The disagreement starts with how best to express all this. Walsh's solution is to write a 1000-line XSL transformation that generates XSL-FO, which is subsequently turned into PDF. We will argue that it's much easier for most authors to express styling in CSS; in the case of the WebArch document, one can reuse the existing CSS stylesheets (200 lines or so) and add some print-specific lines. And, although browsers tend to focus on dynamic screens rather than on printing, products like Prince happily combine CSS with XML and produce beautiful PDF documents.

(Some disclosure at this point is appropriate.
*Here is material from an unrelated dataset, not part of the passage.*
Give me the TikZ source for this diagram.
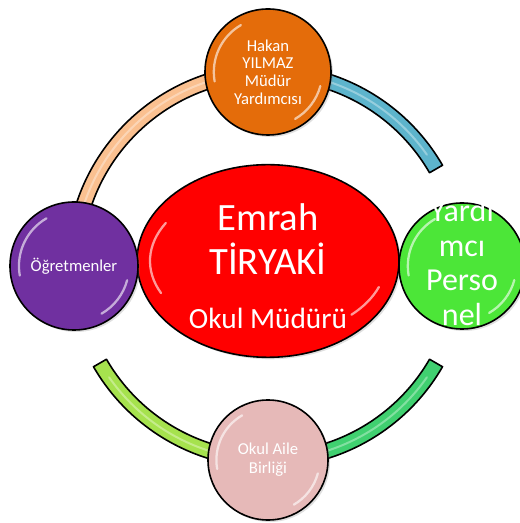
\documentclass[tikz,border=0pt]{standalone}
\usepackage{fontspec}
\setmainfont{Carlito}
\usetikzlibrary{shapes.geometric,shadows}

\definecolor{hakanorange}{RGB}{228,108,10}
\definecolor{ogretmenpurple}{RGB}{112,48,160}
\definecolor{mudurred}{RGB}{255,0,0}
\definecolor{yardimcigreen}{RGB}{76,230,56}
\definecolor{ailepink}{RGB}{230,185,184}
\definecolor{bandorange}{RGB}{250,192,144}
\definecolor{bandblue}{RGB}{93,180,204}
\definecolor{bandlime}{RGB}{166,226,78}
\definecolor{bandsea}{RGB}{64,208,112}

\tikzset{
  rim/.style={draw=black, line width=1.2pt},
  ball/.style={circle, rim, text=white, align=center, inner sep=0pt,
    drop shadow={opacity=0.25, shadow xshift=1.5pt, shadow yshift=-1.5pt}},
  band/.style={rim, line join=round},
  gloss/.style={white, line width=1.7pt, opacity=0.6, line cap=round},
  shine/.style={white, line width=1.5pt, opacity=0.35, line cap=round},
}

\begin{document}
\begin{tikzpicture}[x=0.75pt,y=0.75pt]
  \pgfmathsetmacro{\R}{194}      % ring radius
  \pgfmathsetmacro{\ro}{\R+7.5}  % outer edge of band
  \pgfmathsetmacro{\ri}{\R-7.5}  % inner edge of band
  \useasboundingbox (-268,-257) rectangle (251,266);
  % bands of the ring
  \draw[band,fill=bandorange] (90:\ro) arc[start angle=90,end angle=180,radius=\ro]
    -- (180:\ri) arc[start angle=180,end angle=90,radius=\ri] -- cycle;
  \draw[band,fill=bandblue] (30:\ro) arc[start angle=30,end angle=90,radius=\ro]
    -- (90:\ri) arc[start angle=90,end angle=30,radius=\ri] -- cycle;
  \draw[band,fill=bandlime] (210:\ro) arc[start angle=210,end angle=270,radius=\ro]
    -- (270:\ri) arc[start angle=270,end angle=210,radius=\ri] -- cycle;
  \draw[band,fill=bandsea] (270:\ro) arc[start angle=270,end angle=330,radius=\ro]
    -- (330:\ri) arc[start angle=330,end angle=270,radius=\ri] -- cycle;
  % shine along the bands
  \draw[shine] (105:\R) arc[start angle=105,end angle=165,radius=\R];
  \draw[shine] (35:\R) arc[start angle=35,end angle=75,radius=\R];
  \draw[shine] (215:\R) arc[start angle=215,end angle=255,radius=\R];
  \draw[shine] (285:\R) arc[start angle=285,end angle=325,radius=\R];
  % principal
  \node[ellipse, rim, fill=mudurred, text=white, align=center, inner sep=0pt,
    minimum width=196.5pt, minimum height=129pt, font=\fontsize{29}{33.5}\selectfont,
    drop shadow={opacity=0.25, shadow xshift=1.5pt, shadow yshift=-1.5pt}] (mudur) at (0,5)
    {\rule{0pt}{28pt}Emrah\\TİRYAKİ\\[7pt]{\fontsize{22}{33.5}\selectfont Okul Müdürü}};
  \draw[gloss] ([shift={(150:118 and 76)}]mudur.center) arc[start angle=150,end angle=205,x radius=118,y radius=76];
  \draw[gloss] ([shift={(-20:118 and 76)}]mudur.center) arc[start angle=-20,end angle=-45,x radius=118,y radius=76];
  % the four around it
  \node[ball, fill=hakanorange, minimum size=94.5pt,
    font=\fontsize{12.5}{13.3}\selectfont] (hakan) at (90:\R) {Hakan\\YILMAZ\\Müdür\\Yardımcısı};
  \node[ball, fill=ogretmenpurple, minimum size=96pt,
    font=\fontsize{12.5}{14}\selectfont] (ogretmen) at (180:\R) {Öğretmenler};
  \node[ball, fill=yardimcigreen, minimum size=94.5pt] (yardimci) at (0:\R)
    {\smash{\parbox[c]{70pt}{\centering\fontsize{24}{26}\selectfont Yardı\\mcı\\Perso\\nel}}};
  \node[ball, fill=ailepink, minimum size=90pt,
    font=\fontsize{12.5}{14.3}\selectfont] (aile) at (270:\R) {Okul Aile\\Birliği};
  % gloss on the balls
  \foreach \n/\r in {hakan/63,ogretmen/64,yardimci/63,aile/60}{
    \draw[gloss] ([shift={(120:{0.86*\r})}]\n.center) arc[start angle=120,end angle=190,radius={0.86*\r}];
    \draw[gloss] ([shift={(-15:{0.86*\r})}]\n.center) arc[start angle=-15,end angle=-60,radius={0.86*\r}];
  }
\end{tikzpicture}
\end{document}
We, the authors, have been actively involved in shaping CSS and are now working hard to build software--Opera and Prince--that supports CSS.)

The Flavors

Before going into the print-specific features, let's compare the basic flavors of XSL and CSS. Consider this fragment from Walsh's XSL transform:


<xsl:template 
  match="html:p[@class='copyright' and ancestor::html:div[@class='head']]" 
  priority="100">
  <fo:block space-before="8pt"
            space-after="8pt"
            font-size="75%">
    <xsl:apply-templates/>
  </fo:block>
</xsl:template>

The purpose of this code is to select certain elements (specified in the match attribute) and to set certain formatting properties on these elements (e.g., font-size).

Using CSS, this can be written:


div.head p.copyright {
   margin-top: 8pt;
   margin-bottom: 8pt;
   font-size: 75%
}

Compare the two fragments. Which do you find more readable? Which language would be easier to learn?
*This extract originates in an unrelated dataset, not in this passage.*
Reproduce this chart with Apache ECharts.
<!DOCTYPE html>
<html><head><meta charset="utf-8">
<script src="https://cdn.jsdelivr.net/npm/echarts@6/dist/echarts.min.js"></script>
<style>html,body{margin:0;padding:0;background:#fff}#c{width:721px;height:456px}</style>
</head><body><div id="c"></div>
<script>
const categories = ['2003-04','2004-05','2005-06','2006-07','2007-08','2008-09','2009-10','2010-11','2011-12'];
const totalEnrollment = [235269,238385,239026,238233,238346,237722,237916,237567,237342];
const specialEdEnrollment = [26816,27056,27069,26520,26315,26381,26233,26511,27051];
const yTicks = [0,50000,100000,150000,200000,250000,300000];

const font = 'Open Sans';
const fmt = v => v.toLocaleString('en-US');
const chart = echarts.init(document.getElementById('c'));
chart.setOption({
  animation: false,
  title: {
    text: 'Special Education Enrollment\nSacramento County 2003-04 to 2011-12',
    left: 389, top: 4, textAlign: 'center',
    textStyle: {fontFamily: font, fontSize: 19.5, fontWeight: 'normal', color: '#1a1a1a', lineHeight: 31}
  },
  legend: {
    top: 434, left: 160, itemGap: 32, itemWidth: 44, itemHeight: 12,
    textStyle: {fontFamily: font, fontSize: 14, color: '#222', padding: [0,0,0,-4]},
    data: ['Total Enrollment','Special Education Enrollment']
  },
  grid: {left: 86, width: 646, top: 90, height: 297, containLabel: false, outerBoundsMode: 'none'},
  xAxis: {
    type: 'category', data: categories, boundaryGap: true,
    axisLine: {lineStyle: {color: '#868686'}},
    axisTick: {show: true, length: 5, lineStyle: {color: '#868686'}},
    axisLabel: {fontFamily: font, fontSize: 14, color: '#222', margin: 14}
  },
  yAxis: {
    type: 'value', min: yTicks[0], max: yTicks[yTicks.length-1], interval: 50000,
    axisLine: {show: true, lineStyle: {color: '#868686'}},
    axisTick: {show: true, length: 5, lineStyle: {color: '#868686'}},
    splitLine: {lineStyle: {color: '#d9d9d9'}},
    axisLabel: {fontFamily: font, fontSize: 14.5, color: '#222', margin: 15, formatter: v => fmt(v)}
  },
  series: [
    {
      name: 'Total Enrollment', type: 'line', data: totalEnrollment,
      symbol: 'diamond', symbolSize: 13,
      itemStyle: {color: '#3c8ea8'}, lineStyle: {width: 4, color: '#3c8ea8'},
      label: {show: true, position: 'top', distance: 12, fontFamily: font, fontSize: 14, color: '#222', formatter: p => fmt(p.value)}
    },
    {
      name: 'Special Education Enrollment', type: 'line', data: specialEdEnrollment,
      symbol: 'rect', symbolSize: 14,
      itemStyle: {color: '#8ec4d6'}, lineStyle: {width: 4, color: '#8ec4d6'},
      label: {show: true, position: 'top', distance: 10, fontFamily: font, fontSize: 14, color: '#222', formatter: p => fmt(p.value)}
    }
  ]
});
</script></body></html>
Explaining this XSL snippet to a non-programmer would also be awkward:


<xsl:template match="html:ol/html:li">
  <fo:list-item>
    <xsl:if test="not(preceding-sibling::html:li)">
      <xsl:attribute name="keep-with-next">always</xsl:attribute>
    </xsl:if>

The CSS equivalent, however, is more intuitive:

 ol li:first-of-type { page-break-after: avoid } 

Printing with CSS

As we all know, simple tools cannot always perform advanced tasks. Even if CSS were able to simplify some fragments, it wouldn't do much good if the language had inherent limitations that made it impossible to describe advanced features. The question becomes, then, whether there are any inherent limitations in CSS that could make it unfit for producing printed documents.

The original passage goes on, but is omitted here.